Şike İddianamesi’nde Trabzonspor Kulübü Başkanı Sadri Şener ile Asbaşkan Nevzat Şakar, ‘teşvik primi teşebbüsü’ nedeniyle sanıklar arasındaydı. Her ne kadar savcı teşebbüs için “delil bulunamadı” dese de, Trabzonspor’un iki önemli isminin iddianamede yer almasını içime sindirememiştim. Aylar önce kaleme aldığım yazıda kendilerini istifaya davet etmiş, aklanınca da görevlerine dönmelerini değil, evlerine gitmelerini önermiştim.

SABAH’ın ortaya çıkardığı Etik Kurulu raporunda Trabzonspor’un ‘suçsuz’ olduğu belirtilince, karamsar halim pozitife dönüşmüştü. Ve artık, Trabzonspor’u bu tip kirli işlerin içerisine sokmayan yönetime teşekkür etmek ve hak edilen kupayı ısrarla istemek görevimizdi, öyle de yaptım. Ama bunlar görülmemiş olacak ki, Nevzat Şakar aylar sonra aradı, şöyle dedi: “Bizi istifaya davet etmen, eve gitmemizi söylemen hoş olmadı

Sitemlerine devam etti: “Biz hiçbir şekilde bu işlere bulaşmadık, bulaşmayız! Önce Allah’tan sonra taraftarımızdan korkarız. Trabzonspor’un şanlı tarihine leke süremeyiz.” Ve yalnız bırakıldıklarından bahsetti! Aranıp sorulmadıklarından, yeteri kadar destek bulamadıklarından yakındı.

Nevzat Şakar’ı iyi tanırım… Ortalıkta çok fazla görünmeyi sevmeyen, genellikle arka planda kalmayı yeğleyen yapısı var. Bir anlamda, “benim haberim yok ama her şeyden haberim var” mantığıyla hareket eder. Sayın Şakar, sitemlerinde kısmen haklı olsa da, cevabım şöyle oldu:

Haklarında onlarca belge, telefon kaydı, fotoğraf olanların ‘suçsuzuz’ dediği ortamda, bizim, sizin iddianamede yer almanızı bile kabullenmemiz Trabzonspor’un büyüklüğünü gösteriyor. Nihayetinde hukuk kararını verecek lakin dava bitene kadar o ‘kambur’ sırtta duracak. Bu sizin kabahatiniz olmasa da sonuçta oradasınız.

***

Trabzonspor, gözbebeğimiz. Anadolu’nun ağabeyi. Trabzonspor’u, taraftarları, gönül verenleri karşılıksız sever. Takımlarının galip gelmesi ve mağlup olmasıyla psikolojileri paraleldir. Yendiğinde o haftaki hayatı bambaşkadır. Yenildiğinde ya da berabere kaldığında ömründen ömür gider. Bir sonraki maça kadar her soruya soruyla karşılık verir! Böyle bir taraftar kitlesine sahip kulübün yöneticileri de aynı hassasiyetleri taşımalıdır. Kaldı ki, herkesin derdi kaliteli yönetim, kaliteli futboldur.

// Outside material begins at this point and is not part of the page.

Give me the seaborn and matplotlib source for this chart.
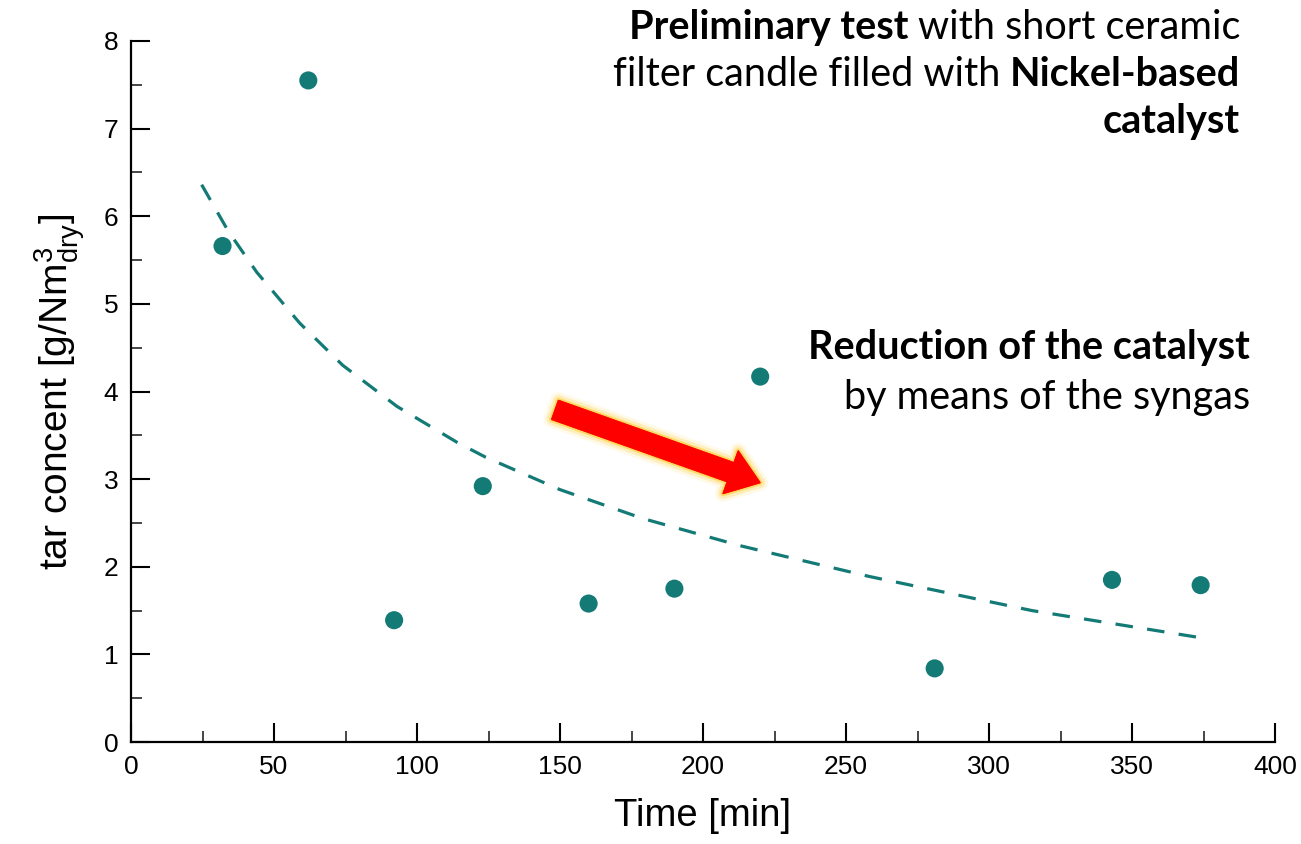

Zaman zaman gerek taraftarlardan gerekse basındaki arkadaşlarımızdan yöneticilere eleştiriler gelebilir. Bunlara ‘anlamsız’ ve ‘gereksiz’ tepkiler vermek yerine, ‘mantıksal’ açılardan bakmak, “nerede hata yapıyoruz” diye özeleştiri yapmak daha doğrudur.

Her eleştiriye -dozajı ağır kaçsa da- ‘adamlık’ tarifi üzerinden karşılık vermek acizliktir. Söyleyeceği bir şeyi olmayanların, kaçtığı yerdir ‘adamlık!

Ne güzel demiş şair…

Nebilik uzak diyen; benzemeli veliye! 
Olmazsa Ömer gibi, benzemeli Ali’ye. 
Ya olmalı bir arif, ya sevmeli arifi, 
Asla demem ben adam, türlü çağdaş deliye!